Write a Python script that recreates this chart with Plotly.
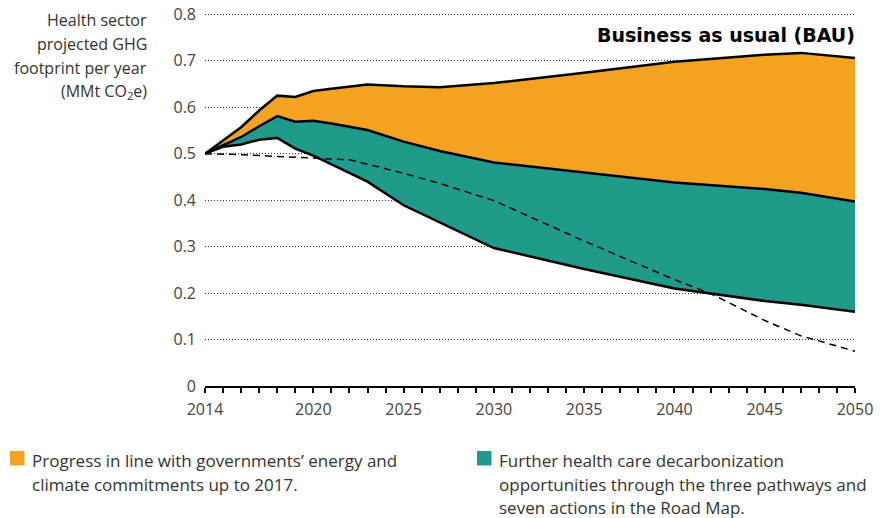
import plotly.graph_objects as go

years = [2014, 2015, 2016, 2017, 2018, 2019, 2020, 2021, 2022, 2023, 2025, 2027, 2030, 2035, 2040, 2045, 2047, 2050]
bau = [0.500, 0.529, 0.557, 0.593, 0.625, 0.622, 0.635, 0.640, 0.645, 0.649, 0.645, 0.643, 0.652, 0.674, 0.698, 0.713, 0.717, 0.706]
commitments = [0.500, 0.518, 0.536, 0.559, 0.581, 0.569, 0.571, 0.565, 0.558, 0.551, 0.526, 0.506, 0.481, 0.460, 0.438, 0.424, 0.416, 0.397]
roadmap = [0.500, 0.515, 0.520, 0.530, 0.534, 0.511, 0.496, 0.477, 0.459, 0.440, 0.389, 0.352, 0.297, 0.252, 0.210, 0.183, 0.175, 0.160]

target_years = [2014, 2016, 2018, 2020, 2022, 2025, 2027, 2030, 2035, 2040, 2042, 2045, 2047, 2050]
target = [0.500, 0.498, 0.494, 0.490, 0.487, 0.458, 0.436, 0.399, 0.312, 0.229, 0.199, 0.141, 0.108, 0.075]

y_ticks = [0, 0.1, 0.2, 0.3, 0.4, 0.5, 0.6, 0.7, 0.8]
y_labels = ["0", "0.1", "0.2", "0.3", "0.4", "0.5", "0.6", "0.7", "0.8"]
x_ticks = [2014, 2020, 2025, 2030, 2035, 2040, 2045, 2050]

y_title_lines = ["Health sector", "projected GHG", "footprint per year", "(MMt CO<sub>2</sub>e)"]
legend_lines = [
    ["Progress in line with governments’ energy and", "climate commitments up to 2017."],
    ["Further health care decarbonization", "opportunities through the three pathways and",
     "seven actions in the Road Map."],
]

ORANGE = "#F4A321"
TEAL = "#1F9B8B"
FONT = "Open Sans"

# page is drawn with an 8px body offset; figure is sized to fit the window
OFF = 8
W, H = 881 - OFF, 518 - OFF
L, R, T, B = 197, 26, 4, 132
PW = W - L - R
PH = H - T - B


def px_x(px):
    return (px - OFF - L) / PW


def px_y(py):
    return (H - B - (py - OFF)) / PH


fig = go.Figure()
fig.add_trace(go.Scatter(x=years, y=roadmap, mode="lines",
                         line=dict(color="black", width=2.5), showlegend=False))
fig.add_trace(go.Scatter(x=years, y=commitments, mode="lines", fill="tonexty",
                         fillcolor=TEAL, line=dict(color="black", width=2.5), showlegend=False))
fig.add_trace(go.Scatter(x=years, y=bau, mode="lines", fill="tonexty",
                         fillcolor=ORANGE, line=dict(color="black", width=2.5), showlegend=False))
fig.add_trace(go.Scatter(x=target_years, y=target, mode="lines",
                         line=dict(color="black", width=1.5, dash="7px,5px"), showlegend=False))

fig.update_layout(
    width=W, height=H,
    margin=dict(l=L, r=R, t=T, b=B, pad=0),
    plot_bgcolor="white", paper_bgcolor="white",
    font=dict(family=FONT, size=16, color="#333333"),
    xaxis=dict(range=[2014, 2050], tickvals=x_ticks, ticks="outside", ticklen=5, tickwidth=1.5,
               tickcolor="black", showgrid=False, zeroline=False, automargin=False,
               showline=True, linecolor="black", linewidth=2, ticklabelstandoff=3,
               tickfont=dict(size=16, color="#444444"),
               minor=dict(dtick=1, tick0=2014, ticks="outside", ticklen=5, tickwidth=1.5,
                          tickcolor="black", showgrid=False)),
    yaxis=dict(range=[0, 0.805], tickvals=y_ticks, ticktext=y_labels, showline=False,
               zeroline=False, showgrid=True, gridcolor="#333333", griddash="1px,2px", gridwidth=1,
               automargin=False, ticks="", ticklabeloverflow="allow",
               tickfont=dict(size=16, color="#444444"), ticklabelstandoff=8),
)

# y-axis title, one line at a time
for i, line in enumerate(y_title_lines):
    fig.add_annotation(xref="paper", yref="paper", x=px_x(149), y=px_y(20.5 + 23.7 * i),
                       xanchor="right", yanchor="middle", align="right", showarrow=False,
                       text=line, font=dict(size=16, color="#333333", family=FONT))

fig.add_annotation(xref="paper", yref="paper", x=px_x(857), y=px_y(35), xanchor="right", yanchor="middle",
                   showarrow=False, text="<b>Business as usual (BAU)</b>",
                   font=dict(size=19, color="black", family="DejaVu Sans"))

# legend squares and labels
legend_colors = [ORANGE, TEAL]
legend_x_px = [10, 477]
for lx, col, lines in zip(legend_x_px, legend_colors, legend_lines):
    fig.add_shape(type="rect", xref="paper", yref="paper", x0=px_x(lx), x1=px_x(lx + 14.5),
                  y0=px_y(465.5), y1=px_y(451),
                  fillcolor=col, line=dict(width=0))
    for i, line in enumerate(lines):
        fig.add_annotation(xref="paper", yref="paper", x=px_x(lx + 20), y=px_y(460.5 + 23.5 * i),
                           xanchor="left", yanchor="middle", align="left", showarrow=False,
                           text=line, font=dict(size=17, color="#333333", family=FONT))

fig.write_html("out.html")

DIRECTIVE:
Reproduce all of the material above word for word. Omit the pictures.

TASK RESPONSE:
Write a Python script that recreates this chart with Plotly.
import plotly.graph_objects as go

years = [2014, 2015, 2016, 2017, 2018, 2019, 2020, 2021, 2022, 2023, 2025, 2027, 2030, 2035, 2040, 2045, 2047, 2050]
bau = [0.500, 0.529, 0.557, 0.593, 0.625, 0.622, 0.635, 0.640, 0.645, 0.649, 0.645, 0.643, 0.652, 0.674, 0.698, 0.713, 0.717, 0.706]
commitments = [0.500, 0.518, 0.536, 0.559, 0.581, 0.569, 0.571, 0.565, 0.558, 0.551, 0.526, 0.506, 0.481, 0.460, 0.438, 0.424, 0.416, 0.397]
roadmap = [0.500, 0.515, 0.520, 0.530, 0.534, 0.511, 0.496, 0.477, 0.459, 0.440, 0.389, 0.352, 0.297, 0.252, 0.210, 0.183, 0.175, 0.160]

target_years = [2014, 2016, 2018, 2020, 2022, 2025, 2027, 2030, 2035, 2040, 2042, 2045, 2047, 2050]
target = [0.500, 0.498, 0.494, 0.490, 0.487, 0.458, 0.436, 0.399, 0.312, 0.229, 0.199, 0.141, 0.108, 0.075]

y_ticks = [0, 0.1, 0.2, 0.3, 0.4, 0.5, 0.6, 0.7, 0.8]
y_labels = ["0", "0.1", "0.2", "0.3", "0.4", "0.5", "0.6", "0.7", "0.8"]
x_ticks = [2014, 2020, 2025, 2030, 2035, 2040, 2045, 2050]

y_title_lines = ["Health sector", "projected GHG", "footprint per year", "(MMt CO<sub>2</sub>e)"]
legend_lines = [
    ["Progress in line with governments’ energy and", "climate commitments up to 2017."],
    ["Further health care decarbonization", "opportunities through the three pathways and",
     "seven actions in the Road Map."],
]

ORANGE = "#F4A321"
TEAL = "#1F9B8B"
FONT = "Open Sans"

# page is drawn with an 8px body offset; figure is sized to fit the window
OFF = 8
W, H = 881 - OFF, 518 - OFF
L, R, T, B = 197, 26, 4, 132
PW = W - L - R
PH = H - T - B


def px_x(px):
    return (px - OFF - L) / PW


def px_y(py):
    return (H - B - (py - OFF)) / PH


fig = go.Figure()
fig.add_trace(go.Scatter(x=years, y=roadmap, mode="lines",
                         line=dict(color="black", width=2.5), showlegend=False))
fig.add_trace(go.Scatter(x=years, y=commitments, mode="lines", fill="tonexty",
                         fillcolor=TEAL, line=dict(color="black", width=2.5), showlegend=False))
fig.add_trace(go.Scatter(x=years, y=bau, mode="lines", fill="tonexty",
                         fillcolor=ORANGE, line=dict(color="black", width=2.5), showlegend=False))
fig.add_trace(go.Scatter(x=target_years, y=target, mode="lines",
                         line=dict(color="black", width=1.5, dash="7px,5px"), showlegend=False))

fig.update_layout(
    width=W, height=H,
    margin=dict(l=L, r=R, t=T, b=B, pad=0),
    plot_bgcolor="white", paper_bgcolor="white",
    font=dict(family=FONT, size=16, color="#333333"),
    xaxis=dict(range=[2014, 2050], tickvals=x_ticks, ticks="outside", ticklen=5, tickwidth=1.5,
               tickcolor="black", showgrid=False, zeroline=False, automargin=False,
               showline=True, linecolor="black", linewidth=2, ticklabelstandoff=3,
               tickfont=dict(size=16, color="#444444"),
               minor=dict(dtick=1, tick0=2014, ticks="outside", ticklen=5, tickwidth=1.5,
                          tickcolor="black", showgrid=False)),
    yaxis=dict(range=[0, 0.805], tickvals=y_ticks, ticktext=y_labels, showline=False,
               zeroline=False, showgrid=True, gridcolor="#333333", griddash="1px,2px", gridwidth=1,
               automargin=False, ticks="", ticklabeloverflow="allow",
               tickfont=dict(size=16, color="#444444"), ticklabelstandoff=8),
)

# y-axis title, one line at a time
for i, line in enumerate(y_title_lines):
    fig.add_annotation(xref="paper", yref="paper", x=px_x(149), y=px_y(20.5 + 23.7 * i),
                       xanchor="right", yanchor="middle", align="right", showarrow=False,
                       text=line, font=dict(size=16, color="#333333", family=FONT))

fig.add_annotation(xref="paper", yref="paper", x=px_x(857), y=px_y(35), xanchor="right", yanchor="middle",
                   showarrow=False, text="<b>Business as usual (BAU)</b>",
                   font=dict(size=19, color="black", family="DejaVu Sans"))

# legend squares and labels
legend_colors = [ORANGE, TEAL]
legend_x_px = [10, 477]
for lx, col, lines in zip(legend_x_px, legend_colors, legend_lines):
    fig.add_shape(type="rect", xref="paper", yref="paper", x0=px_x(lx), x1=px_x(lx + 14.5),
                  y0=px_y(465.5), y1=px_y(451),
                  fillcolor=col, line=dict(width=0))
    for i, line in enumerate(lines):
        fig.add_annotation(xref="paper", yref="paper", x=px_x(lx + 20), y=px_y(460.5 + 23.5 * i),
                           xanchor="left", yanchor="middle", align="left", showarrow=False,
                           text=line, font=dict(size=17, color="#333333", family=FONT))

fig.write_html("out.html")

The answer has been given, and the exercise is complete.